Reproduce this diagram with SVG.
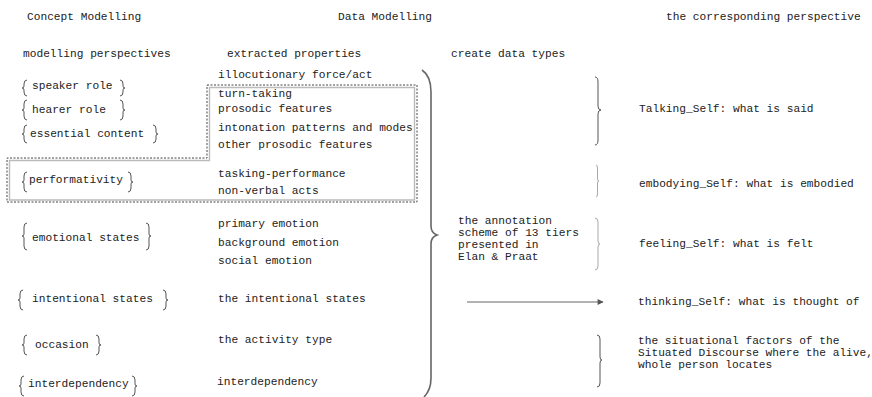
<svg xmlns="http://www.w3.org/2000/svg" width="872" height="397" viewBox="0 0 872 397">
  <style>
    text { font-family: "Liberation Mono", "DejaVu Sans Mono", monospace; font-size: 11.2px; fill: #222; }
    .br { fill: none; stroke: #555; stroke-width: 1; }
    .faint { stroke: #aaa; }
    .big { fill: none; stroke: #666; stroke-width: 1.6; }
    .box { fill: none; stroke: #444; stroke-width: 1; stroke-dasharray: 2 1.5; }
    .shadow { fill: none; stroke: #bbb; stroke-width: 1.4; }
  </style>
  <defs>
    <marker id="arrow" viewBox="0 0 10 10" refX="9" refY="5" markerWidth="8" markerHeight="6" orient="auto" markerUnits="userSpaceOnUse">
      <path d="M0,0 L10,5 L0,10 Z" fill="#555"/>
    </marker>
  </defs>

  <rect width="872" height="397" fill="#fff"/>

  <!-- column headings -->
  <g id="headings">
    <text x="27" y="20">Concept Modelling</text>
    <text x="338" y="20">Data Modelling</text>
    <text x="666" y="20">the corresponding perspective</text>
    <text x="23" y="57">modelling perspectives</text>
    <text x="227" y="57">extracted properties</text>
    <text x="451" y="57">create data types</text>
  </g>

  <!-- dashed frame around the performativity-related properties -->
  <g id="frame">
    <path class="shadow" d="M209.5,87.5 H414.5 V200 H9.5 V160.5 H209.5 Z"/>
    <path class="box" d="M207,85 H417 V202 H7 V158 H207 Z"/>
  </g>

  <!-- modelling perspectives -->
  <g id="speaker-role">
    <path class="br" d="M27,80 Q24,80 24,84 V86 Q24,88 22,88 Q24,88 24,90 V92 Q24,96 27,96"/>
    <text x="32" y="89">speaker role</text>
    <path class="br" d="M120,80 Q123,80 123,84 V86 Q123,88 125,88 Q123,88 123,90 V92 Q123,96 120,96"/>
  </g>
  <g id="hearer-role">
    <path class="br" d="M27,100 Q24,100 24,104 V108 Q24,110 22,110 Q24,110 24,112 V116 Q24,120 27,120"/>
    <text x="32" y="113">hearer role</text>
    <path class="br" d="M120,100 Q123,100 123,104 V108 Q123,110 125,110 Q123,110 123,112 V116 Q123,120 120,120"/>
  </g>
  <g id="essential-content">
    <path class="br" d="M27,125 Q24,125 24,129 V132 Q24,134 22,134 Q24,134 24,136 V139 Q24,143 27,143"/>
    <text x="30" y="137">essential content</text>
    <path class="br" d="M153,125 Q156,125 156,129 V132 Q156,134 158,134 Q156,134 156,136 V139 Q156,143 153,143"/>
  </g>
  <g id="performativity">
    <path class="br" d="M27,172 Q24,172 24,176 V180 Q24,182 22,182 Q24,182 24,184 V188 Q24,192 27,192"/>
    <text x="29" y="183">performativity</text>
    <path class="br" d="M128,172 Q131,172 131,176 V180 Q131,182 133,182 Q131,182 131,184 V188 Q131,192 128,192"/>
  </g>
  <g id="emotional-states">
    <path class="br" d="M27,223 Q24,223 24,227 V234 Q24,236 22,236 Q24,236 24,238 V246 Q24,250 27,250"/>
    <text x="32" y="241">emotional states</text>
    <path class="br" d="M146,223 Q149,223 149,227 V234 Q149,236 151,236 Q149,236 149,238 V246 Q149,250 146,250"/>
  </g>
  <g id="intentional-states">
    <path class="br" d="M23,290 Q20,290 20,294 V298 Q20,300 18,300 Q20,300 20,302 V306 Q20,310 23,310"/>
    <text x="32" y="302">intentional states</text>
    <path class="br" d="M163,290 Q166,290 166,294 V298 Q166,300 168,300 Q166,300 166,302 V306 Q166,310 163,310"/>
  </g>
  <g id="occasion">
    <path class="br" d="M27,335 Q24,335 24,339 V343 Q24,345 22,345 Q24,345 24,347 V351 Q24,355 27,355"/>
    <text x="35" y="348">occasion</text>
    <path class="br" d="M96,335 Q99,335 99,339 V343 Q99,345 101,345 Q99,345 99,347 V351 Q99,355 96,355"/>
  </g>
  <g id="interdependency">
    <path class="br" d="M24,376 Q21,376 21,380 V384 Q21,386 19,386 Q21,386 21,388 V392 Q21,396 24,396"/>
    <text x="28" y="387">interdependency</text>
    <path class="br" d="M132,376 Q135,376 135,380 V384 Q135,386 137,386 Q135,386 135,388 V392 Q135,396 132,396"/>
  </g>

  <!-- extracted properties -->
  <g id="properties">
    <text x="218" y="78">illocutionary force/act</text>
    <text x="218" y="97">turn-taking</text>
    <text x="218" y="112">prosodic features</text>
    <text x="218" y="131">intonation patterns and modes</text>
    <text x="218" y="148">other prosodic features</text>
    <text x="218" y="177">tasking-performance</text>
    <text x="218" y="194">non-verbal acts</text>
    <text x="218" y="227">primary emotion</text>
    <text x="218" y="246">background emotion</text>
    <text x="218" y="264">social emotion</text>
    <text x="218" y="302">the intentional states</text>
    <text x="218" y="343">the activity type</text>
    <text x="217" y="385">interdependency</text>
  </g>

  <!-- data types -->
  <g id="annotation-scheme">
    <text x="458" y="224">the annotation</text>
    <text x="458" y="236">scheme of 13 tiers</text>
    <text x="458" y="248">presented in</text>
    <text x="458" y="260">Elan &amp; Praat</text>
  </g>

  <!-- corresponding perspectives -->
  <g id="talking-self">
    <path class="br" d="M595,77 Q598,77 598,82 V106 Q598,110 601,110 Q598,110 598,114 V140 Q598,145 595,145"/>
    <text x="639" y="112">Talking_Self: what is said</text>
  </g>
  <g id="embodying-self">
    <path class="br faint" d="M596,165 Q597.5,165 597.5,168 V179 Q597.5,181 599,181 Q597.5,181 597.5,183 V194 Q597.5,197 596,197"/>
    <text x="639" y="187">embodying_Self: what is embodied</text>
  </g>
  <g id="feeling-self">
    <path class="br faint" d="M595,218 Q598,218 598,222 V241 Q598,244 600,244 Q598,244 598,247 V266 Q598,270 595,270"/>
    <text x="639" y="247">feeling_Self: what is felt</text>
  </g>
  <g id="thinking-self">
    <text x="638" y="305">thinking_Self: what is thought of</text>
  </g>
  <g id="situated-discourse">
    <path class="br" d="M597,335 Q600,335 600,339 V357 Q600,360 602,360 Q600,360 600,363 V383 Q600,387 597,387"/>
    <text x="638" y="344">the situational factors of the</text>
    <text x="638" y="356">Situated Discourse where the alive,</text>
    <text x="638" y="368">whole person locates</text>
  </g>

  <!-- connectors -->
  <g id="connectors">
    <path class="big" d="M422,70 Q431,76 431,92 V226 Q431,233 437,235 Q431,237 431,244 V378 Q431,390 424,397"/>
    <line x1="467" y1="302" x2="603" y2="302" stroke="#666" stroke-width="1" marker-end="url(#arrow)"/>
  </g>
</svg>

══════════

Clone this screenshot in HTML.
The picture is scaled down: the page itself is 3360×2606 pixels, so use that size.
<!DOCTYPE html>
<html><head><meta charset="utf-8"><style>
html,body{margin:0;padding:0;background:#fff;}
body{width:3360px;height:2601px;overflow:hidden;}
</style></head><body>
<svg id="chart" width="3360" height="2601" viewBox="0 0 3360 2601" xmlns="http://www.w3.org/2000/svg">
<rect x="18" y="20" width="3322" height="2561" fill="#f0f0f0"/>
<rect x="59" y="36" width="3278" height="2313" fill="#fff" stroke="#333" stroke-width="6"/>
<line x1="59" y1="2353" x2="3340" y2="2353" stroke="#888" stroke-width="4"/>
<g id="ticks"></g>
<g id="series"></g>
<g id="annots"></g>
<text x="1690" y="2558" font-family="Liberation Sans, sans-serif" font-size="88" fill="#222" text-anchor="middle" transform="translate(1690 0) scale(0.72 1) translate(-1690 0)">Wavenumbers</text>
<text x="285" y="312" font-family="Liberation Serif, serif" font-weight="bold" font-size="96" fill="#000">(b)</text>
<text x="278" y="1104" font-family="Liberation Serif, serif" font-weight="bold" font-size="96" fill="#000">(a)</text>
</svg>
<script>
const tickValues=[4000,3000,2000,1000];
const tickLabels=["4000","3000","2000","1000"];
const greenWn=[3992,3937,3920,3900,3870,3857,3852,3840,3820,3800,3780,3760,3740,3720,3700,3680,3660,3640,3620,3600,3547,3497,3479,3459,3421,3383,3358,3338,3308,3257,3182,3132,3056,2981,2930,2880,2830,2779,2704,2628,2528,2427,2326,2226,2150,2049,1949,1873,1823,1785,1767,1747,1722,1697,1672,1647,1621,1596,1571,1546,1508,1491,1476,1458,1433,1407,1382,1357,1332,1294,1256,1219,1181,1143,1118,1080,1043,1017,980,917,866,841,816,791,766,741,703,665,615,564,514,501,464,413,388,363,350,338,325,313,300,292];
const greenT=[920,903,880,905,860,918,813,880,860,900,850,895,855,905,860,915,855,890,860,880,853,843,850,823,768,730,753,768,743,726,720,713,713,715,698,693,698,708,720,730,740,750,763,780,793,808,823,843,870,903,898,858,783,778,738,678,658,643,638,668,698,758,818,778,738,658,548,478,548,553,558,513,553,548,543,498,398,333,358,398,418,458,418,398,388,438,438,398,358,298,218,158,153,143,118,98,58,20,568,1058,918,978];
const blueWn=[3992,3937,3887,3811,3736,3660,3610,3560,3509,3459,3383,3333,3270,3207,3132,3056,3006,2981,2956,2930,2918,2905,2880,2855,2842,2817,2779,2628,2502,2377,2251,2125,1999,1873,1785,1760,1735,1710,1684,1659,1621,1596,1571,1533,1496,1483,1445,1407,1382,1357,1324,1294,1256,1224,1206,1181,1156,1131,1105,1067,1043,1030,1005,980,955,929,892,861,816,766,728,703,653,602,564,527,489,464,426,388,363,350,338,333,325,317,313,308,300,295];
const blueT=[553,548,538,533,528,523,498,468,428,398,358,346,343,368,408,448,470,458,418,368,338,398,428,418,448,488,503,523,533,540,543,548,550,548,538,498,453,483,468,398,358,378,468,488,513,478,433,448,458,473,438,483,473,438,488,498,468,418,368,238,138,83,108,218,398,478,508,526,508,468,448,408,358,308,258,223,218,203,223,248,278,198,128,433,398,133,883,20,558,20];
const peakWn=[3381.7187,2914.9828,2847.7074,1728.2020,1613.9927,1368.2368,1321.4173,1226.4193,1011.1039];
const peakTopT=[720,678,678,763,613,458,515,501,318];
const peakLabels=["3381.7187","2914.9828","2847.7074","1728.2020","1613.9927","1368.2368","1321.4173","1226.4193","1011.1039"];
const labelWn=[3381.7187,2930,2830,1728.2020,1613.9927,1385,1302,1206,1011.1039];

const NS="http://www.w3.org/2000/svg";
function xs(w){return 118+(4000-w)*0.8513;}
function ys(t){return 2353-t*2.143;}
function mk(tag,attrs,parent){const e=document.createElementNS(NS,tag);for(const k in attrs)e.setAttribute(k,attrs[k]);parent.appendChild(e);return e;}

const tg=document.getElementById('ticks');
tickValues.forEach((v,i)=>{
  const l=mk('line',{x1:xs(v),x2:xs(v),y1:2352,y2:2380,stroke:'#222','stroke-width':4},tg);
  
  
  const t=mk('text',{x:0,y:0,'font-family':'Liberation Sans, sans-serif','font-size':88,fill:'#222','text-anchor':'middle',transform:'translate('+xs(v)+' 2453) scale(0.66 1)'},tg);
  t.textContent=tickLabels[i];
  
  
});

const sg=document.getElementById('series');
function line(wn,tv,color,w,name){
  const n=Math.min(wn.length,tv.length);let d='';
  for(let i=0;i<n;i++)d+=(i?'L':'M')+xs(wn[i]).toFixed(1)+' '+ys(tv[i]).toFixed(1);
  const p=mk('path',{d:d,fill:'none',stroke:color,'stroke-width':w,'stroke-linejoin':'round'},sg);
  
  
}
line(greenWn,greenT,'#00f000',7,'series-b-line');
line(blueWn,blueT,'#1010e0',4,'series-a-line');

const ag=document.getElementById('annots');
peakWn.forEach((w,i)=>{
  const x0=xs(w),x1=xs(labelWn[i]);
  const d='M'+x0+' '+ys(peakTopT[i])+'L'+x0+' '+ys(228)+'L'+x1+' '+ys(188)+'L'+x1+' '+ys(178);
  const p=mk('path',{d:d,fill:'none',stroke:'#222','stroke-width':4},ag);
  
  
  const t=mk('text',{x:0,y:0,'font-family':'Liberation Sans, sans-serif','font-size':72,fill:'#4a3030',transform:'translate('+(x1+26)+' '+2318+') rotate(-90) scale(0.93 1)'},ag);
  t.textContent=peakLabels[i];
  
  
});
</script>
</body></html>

══════════

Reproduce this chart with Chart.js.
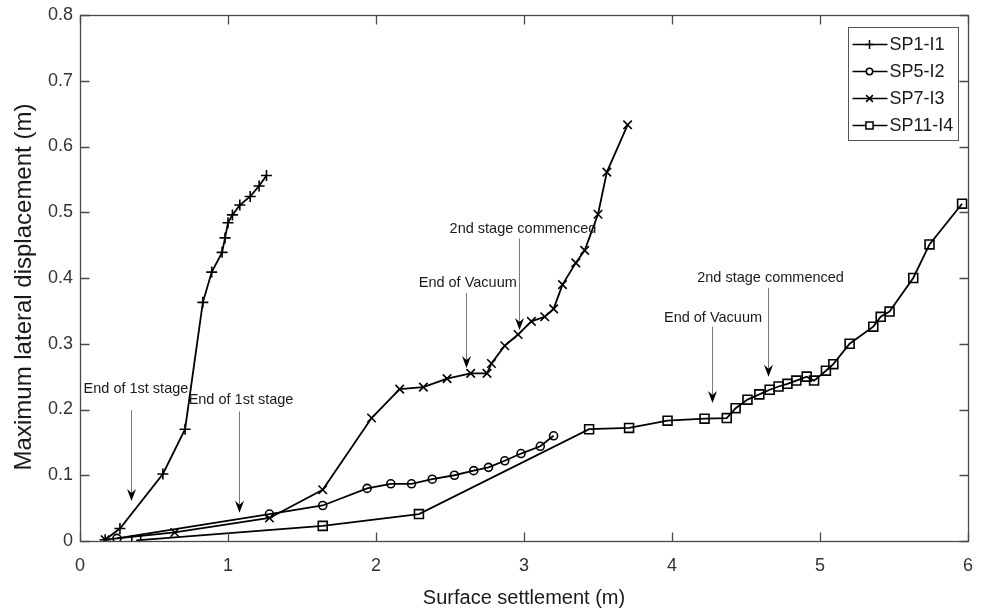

══════════

## [EXERCISE TASK]
Within the records above, how many lines include the word "chart"? State the number by itself.

## [THE OUTPUT]
2